Fig. 89.—Cable Entering Building.
In the bottom of this box there is a circular opening for each wire, and into this opening fits a heavy glass or porcelain bushing through which the wire passes. After reaching the inside of the box the wire turns at right angles and passes through the sixteen-inch square opening into the sub-station. Beneath the box a special insulator is secured by an iron bracket to the outside of the brick wall for each line wire, and this insulator takes the strain of the wire before it is carried up through the bushing in the bottom of the box. This form of entry is permissible where the desire is to exclude cold air from the station, and where the voltage is not high enough to cause serious leakage over the surface of the bushing and the slate forming the bottom of the box. In all of the cases above mentioned the wires used to enter the stations were the regular line conductors and were bare.
Another type of entry in sub-stations is that employed on the extensive transmission system between Spier Falls, Schenectady, and Albany, N. Y. The maximum voltage on this system is 30,000, and the lines usually enter each sub-station through the brick wall at one of its gable ends. Outside of and about the entry of each circuit or group of circuits a wooden shelter is built on the brick wall of the sub-station. Each shelter has a slanting roof that starts from the brick wall at some distance above the openings for the entrance of the line, and terminates in a gutter. The front of each shelter is carried down three feet below the centre of the openings in the brick wall, and the ends go still lower. The front of each shelter is four feet in height, is four feet from the face of the brick wall, and has a circular opening of 10-inch diameter for each wire of the transmission line.
In line with each circular opening in the wooden shield there is an opening of 15-inch diameter in the brick wall of the sub-station, and into this opening in the brickwork fits a ring of wood with 15-inch outside and 11-inch inside diameter.

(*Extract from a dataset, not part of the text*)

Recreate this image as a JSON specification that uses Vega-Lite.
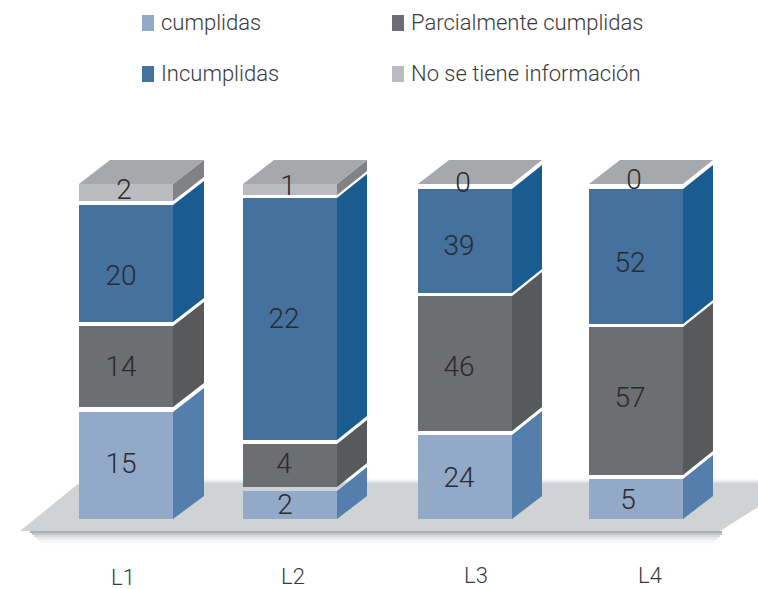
{
"$schema":"https://vega.github.io/schema/vega-lite/v6.json",
"width":758,"height":589,"autosize":{"type":"none"},"padding":0,"background":"#ffffff",
"config":{"view":{"stroke":null},"font":"Roboto"},
"datasets":{
"suelo":[{"xp":20,"ybajo":-12,"yalto":-12},{"xp":78,"ybajo":-12,"yalto":35},{"xp":720,"ybajo":-12,"yalto":35},{"xp":758,"ybajo":12,"yalto":35}],
"sombras":[
{"x0":82,"x1":758,"y0":35,"y1":36,"sombra":0.55},{"x0":84,"x1":758,"y0":36,"y1":37,"sombra":0.4},{"x0":85,"x1":758,"y0":37,"y1":38,"sombra":0.28},{"x0":86,"x1":758,"y0":38,"y1":39,"sombra":0.17},{"x0":88,"x1":758,"y0":39,"y1":40,"sombra":0.09},{"x0":90,"x1":758,"y0":40,"y1":41,"sombra":0.04},
{"x0":30,"x1":722,"y0":-14,"y1":-12,"sombra":1},{"x0":32,"x1":722,"y0":-16,"y1":-14,"sombra":0.7},{"x0":34,"x1":720,"y0":-18,"y1":-16,"sombra":0.45},{"x0":36,"x1":718,"y0":-20,"y1":-18,"sombra":0.28},{"x0":38,"x1":716,"y0":-22,"y1":-20,"sombra":0.16},{"x0":40,"x1":714,"y0":-24,"y1":-22,"sombra":0.08},{"x0":42,"x1":712,"y0":-26,"y1":-24,"sombra":0.03}
],
"segmentos":[
{"linea":"L1","serie":"cumplidas","valor":15,"x0":79,"x1":173,"base":0,"tope":107,"xt":121,"ht":56},
{"linea":"L1","serie":"Parcialmente cumplidas","valor":14,"x0":79,"x1":173,"base":112,"tope":193,"xt":121,"ht":153},
{"linea":"L1","serie":"Incumplidas","valor":20,"x0":79,"x1":173,"base":197,"tope":314,"xt":121,"ht":244},
{"linea":"L1","serie":"No se tiene información","valor":2,"x0":79,"x1":173,"base":318,"tope":335,"xt":124,"ht":330},
{"linea":"L2","serie":"cumplidas","valor":2,"x0":243,"x1":337,"base":0,"tope":28,"xt":285,"ht":15},
{"linea":"L2","serie":"Parcialmente cumplidas","valor":4,"x0":243,"x1":337,"base":32,"tope":75,"xt":284,"ht":56},
{"linea":"L2","serie":"Incumplidas","valor":22,"x0":243,"x1":337,"base":79,"tope":321,"xt":284,"ht":201},
{"linea":"L2","serie":"No se tiene información","valor":1,"x0":243,"x1":337,"base":324,"tope":335,"xt":288,"ht":334},
{"linea":"L3","serie":"cumplidas","valor":24,"x0":418,"x1":512,"base":0,"tope":84,"xt":459,"ht":42},
{"linea":"L3","serie":"Parcialmente cumplidas","valor":46,"x0":418,"x1":512,"base":88,"tope":223,"xt":459,"ht":153},
{"linea":"L3","serie":"Incumplidas","valor":39,"x0":418,"x1":512,"base":226,"tope":330,"xt":459,"ht":274},
{"linea":"L3","serie":"No se tiene información","valor":0,"x0":418,"x1":512,"base":335,"tope":335,"xt":463,"ht":337},
{"linea":"L4","serie":"cumplidas","valor":5,"x0":589,"x1":683,"base":0,"tope":40,"xt":628,"ht":20},
{"linea":"L4","serie":"Parcialmente cumplidas","valor":57,"x0":589,"x1":683,"base":44,"tope":192,"xt":630,"ht":122},
{"linea":"L4","serie":"Incumplidas","valor":52,"x0":589,"x1":683,"base":195,"tope":330,"xt":630,"ht":257},
{"linea":"L4","serie":"No se tiene información","valor":0,"x0":589,"x1":683,"base":335,"tope":335,"xt":634,"ht":340}
],
"caras":[
{"linea":"L1","cara":"c","xp":173,"ybajo":0,"yalto":107},{"linea":"L1","cara":"c","xp":204,"ybajo":23,"yalto":131},
{"linea":"L1","cara":"p","xp":173,"ybajo":112,"yalto":193},{"linea":"L1","cara":"p","xp":204,"ybajo":136,"yalto":217},
{"linea":"L1","cara":"i","xp":173,"ybajo":197,"yalto":314},{"linea":"L1","cara":"i","xp":204,"ybajo":221,"yalto":338},
{"linea":"L1","cara":"n","xp":173,"ybajo":318,"yalto":335},{"linea":"L1","cara":"n","xp":204,"ybajo":342,"yalto":359},
{"linea":"L2","cara":"c","xp":337,"ybajo":0,"yalto":28},{"linea":"L2","cara":"c","xp":367,"ybajo":23,"yalto":52},
{"linea":"L2","cara":"p","xp":337,"ybajo":32,"yalto":75},{"linea":"L2","cara":"p","xp":367,"ybajo":56,"yalto":99},
{"linea":"L2","cara":"i","xp":337,"ybajo":79,"yalto":321},{"linea":"L2","cara":"i","xp":367,"ybajo":103,"yalto":345},
{"linea":"L2","cara":"n","xp":337,"ybajo":324,"yalto":335},{"linea":"L2","cara":"n","xp":367,"ybajo":348,"yalto":359},
{"linea":"L3","cara":"c","xp":512,"ybajo":0,"yalto":84},{"linea":"L3","cara":"c","xp":542,"ybajo":23,"yalto":108},
{"linea":"L3","cara":"p","xp":512,"ybajo":88,"yalto":223},{"linea":"L3","cara":"p","xp":542,"ybajo":112,"yalto":247},
{"linea":"L3","cara":"i","xp":512,"ybajo":226,"yalto":330},{"linea":"L3","cara":"i","xp":542,"ybajo":250,"yalto":354},
{"linea":"L4","cara":"c","xp":683,"ybajo":0,"yalto":40},{"linea":"L4","cara":"c","xp":713,"ybajo":23,"yalto":64},
{"linea":"L4","cara":"p","xp":683,"ybajo":44,"yalto":192},{"linea":"L4","cara":"p","xp":713,"ybajo":68,"yalto":216},
{"linea":"L4","cara":"i","xp":683,"ybajo":195,"yalto":330},{"linea":"L4","cara":"i","xp":713,"ybajo":219,"yalto":354},
{"linea":"L1","cara":"t","xp":79,"ybajo":335,"yalto":335},{"linea":"L1","cara":"t","xp":110,"ybajo":335,"yalto":359},{"linea":"L1","cara":"t","xp":173,"ybajo":335,"yalto":359},{"linea":"L1","cara":"t","xp":204,"ybajo":359,"yalto":359},
{"linea":"L2","cara":"t","xp":243,"ybajo":335,"yalto":335},{"linea":"L2","cara":"t","xp":274,"ybajo":335,"yalto":359},{"linea":"L2","cara":"t","xp":337,"ybajo":335,"yalto":359},{"linea":"L2","cara":"t","xp":367,"ybajo":359,"yalto":359},
{"linea":"L3","cara":"t","xp":418,"ybajo":335,"yalto":335},{"linea":"L3","cara":"t","xp":449,"ybajo":335,"yalto":359},{"linea":"L3","cara":"t","xp":512,"ybajo":335,"yalto":359},{"linea":"L3","cara":"t","xp":542,"ybajo":359,"yalto":359},
{"linea":"L4","cara":"t","xp":589,"ybajo":335,"yalto":335},{"linea":"L4","cara":"t","xp":620,"ybajo":335,"yalto":359},{"linea":"L4","cara":"t","xp":683,"ybajo":335,"yalto":359},{"linea":"L4","cara":"t","xp":713,"ybajo":359,"yalto":359}
],
"etiquetas":[{"linea":"L1","xt":123,"ht":-59},{"linea":"L2","xt":293,"ht":-58},{"linea":"L3","xt":476,"ht":-57},{"linea":"L4","xt":650,"ht":-57}]
},
"layer":[
{"data":{"name":"sombras"},"mark":{"type":"rect"},
 "encoding":{"x":{"field":"x0","type":"quantitative","scale":{"domain":[0,758],"nice":false,"zero":false},"axis":null},"x2":{"field":"x1"},"y":{"field":"y0","type":"quantitative","scale":{"domain":[-70,519],"nice":false,"zero":false},"axis":null},"y2":{"field":"y1"},
 "fill":{"field":"sombra","type":"quantitative","legend":null,"scale":{"domain":[0,1],"range":["#ffffff","#aeafb1"]}}}},
{"data":{"name":"suelo"},"mark":{"type":"area","color":"#d1d2d4"},
 "encoding":{"x":{"field":"xp","type":"quantitative","axis":null},"y":{"field":"ybajo","type":"quantitative","stack":null,"axis":null},"y2":{"field":"yalto"}}},
{"data":{"name":"caras"},"mark":{"type":"area"},
 "encoding":{"x":{"field":"xp","type":"quantitative","axis":null},"y":{"field":"ybajo","type":"quantitative","stack":null,"axis":null},"y2":{"field":"yalto"},"detail":{"field":"linea"},
 "fill":{"field":"cara","type":"nominal","legend":null,"scale":{"domain":["c","p","i","n","t"],"range":["#547eab","#58595b","#1a5c8f","#808285","#a7a8ab"]}}}},
{"data":{"name":"segmentos"},"mark":{"type":"rect"},
 "encoding":{"x":{"field":"x0","type":"quantitative","axis":null},"x2":{"field":"x1"},"y":{"field":"base","type":"quantitative","axis":null},"y2":{"field":"tope"},
 "color":{"field":"serie","type":"nominal","sort":null,"scale":{"domain":["cumplidas","Parcialmente cumplidas","Incumplidas","No se tiene información"],"range":["#92a9c8","#6d6e71","#44719e","#bbbcc0"]},
  "legend":{"title":null,"orient":"none","legendX":137,"legendY":12,"direction":"horizontal","columns":2,"columnPadding":107,"rowPadding":29,"symbolType":"M-0.75,-1H0.75V1H-0.75Z","symbolSize":256,"symbolStrokeWidth":0,"labelFontSize":22,"labelFontWeight":300,"labelFont":"Roboto","labelColor":"#3a3a3c","labelOffset":2,"labelLimit":300,"encode":{"symbols":{"update":{"fill":{"signal":"datum.value==='Incumplidas'?'#2f6595':scale('color',datum.value)"},"opacity":{"value":1}}}}}}}},
{"data":{"name":"segmentos"},"mark":{"type":"text","font":"Roboto","fontWeight":300,"fontSize":28,"dy":2,"color":"#2b2a2d","align":"center","baseline":"middle"},
 "encoding":{"x":{"field":"xt","type":"quantitative","axis":null},"y":{"field":"ht","type":"quantitative","axis":null},"text":{"field":"valor","type":"quantitative"}}},
{"data":{"name":"etiquetas"},"mark":{"type":"text","font":"Roboto","fontWeight":300,"fontSize":22,"color":"#3a3a3c","align":"center","baseline":"middle"},
 "encoding":{"x":{"field":"xt","type":"quantitative","axis":null},"y":{"field":"ht","type":"quantitative","axis":null},"text":{"field":"linea","type":"nominal"}}}
],
"resolve":{"scale":{"color":"independent","fill":"independent"}}
}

To this wooden ring a 15-inch disc of hard fibre 1⁄8-inch thick is secured, and a porcelain tube 24 inches long and of 2-inch inside diameter passes through a hole in the centre of this disc. Within the wooden shield and in line with each circular opening in it and with the corresponding porcelain tube through the fibre disc a line insulator is secured. Within the sub-station and in line with each tube there is also an insulator, and the two insulators near opposite ends of each tube hold the line wire that passes through it in position.
Each wire of the transmission lines, of which the largest is No. 000 solid of 0.410-inch diameter, terminates at one of the insulators within the wooden shield, and is there connected to a special insulated wire that passes through one of the porcelain tubes into the sub-station. A copper trolley sleeve 12 inches long is used to make the soldered connection between the bare line wire and the insulated conductor that passes through the porcelain tube. Each of these entry cables, whatever its size, is insulated first with a layer of rubber 9⁄32-inch thick, then with varnished cambric wound on to a thickness of 9⁄32-inch, and lastly with two layers of weather-proof braid outside of the cambric. This form of closed entry for the transmission lines obviously excludes snow, rain, cold air, and dust from the station. Whether the fibre discs and wooden rings, together with the insulation on the entry cables, are as desirable as a glass disc at the entry is another question.
Another instance where the entry for a high-tension line is closed with the aid of combustible material is that of the 25,000-volt transmission between the water-power plant at Chambly, on the Richelieu River, and the sub-station in Montreal. The four three-phase circuits of this line are made up of No. 00 wires of 0.365-inch diameter each, which enter the power-station at Chambly and the terminal-house in Montreal bare, as they are outside.
At each end of the line the wires are secured to insulators on a horizontal arm with their centres twenty-two inches outside of an end wall of the station or terminal building. The insulators are mounted with their centres thirty inches apart, and a few inches above the tops of these insulators a corresponding row of wooden bushings pass through the wall with an outward slant.
At the Chambly end of the line each of these bushings is of oak, boiled in stearin, four inches in diameter and twelve inches long. At the Montreal end the wall bushings are of boxwood, and each is four inches square and twelve inches long. Each of the wooden bushings carries a glass tube, and is itself held in position by the concrete of the wall in which it is located. Entrance to the station by each of the bare No. 00 wires is gained through one of these glass tubes, and cold air is excluded.
Quite a different type of closed entry for the wires of a transmission line is in use on that between Shawinigan Falls and Montreal, which operates at 50,000 volts. For the entry of each of the three aluminum cables that make up this line, each cable being composed of seven No. 6 B. & S. gauge wires, a tile pipe of twenty-four-inches diameter was set into the station wall. The end of each tile pipe is closed by a glass plate, with a small hole at its centre, through which the cable passes.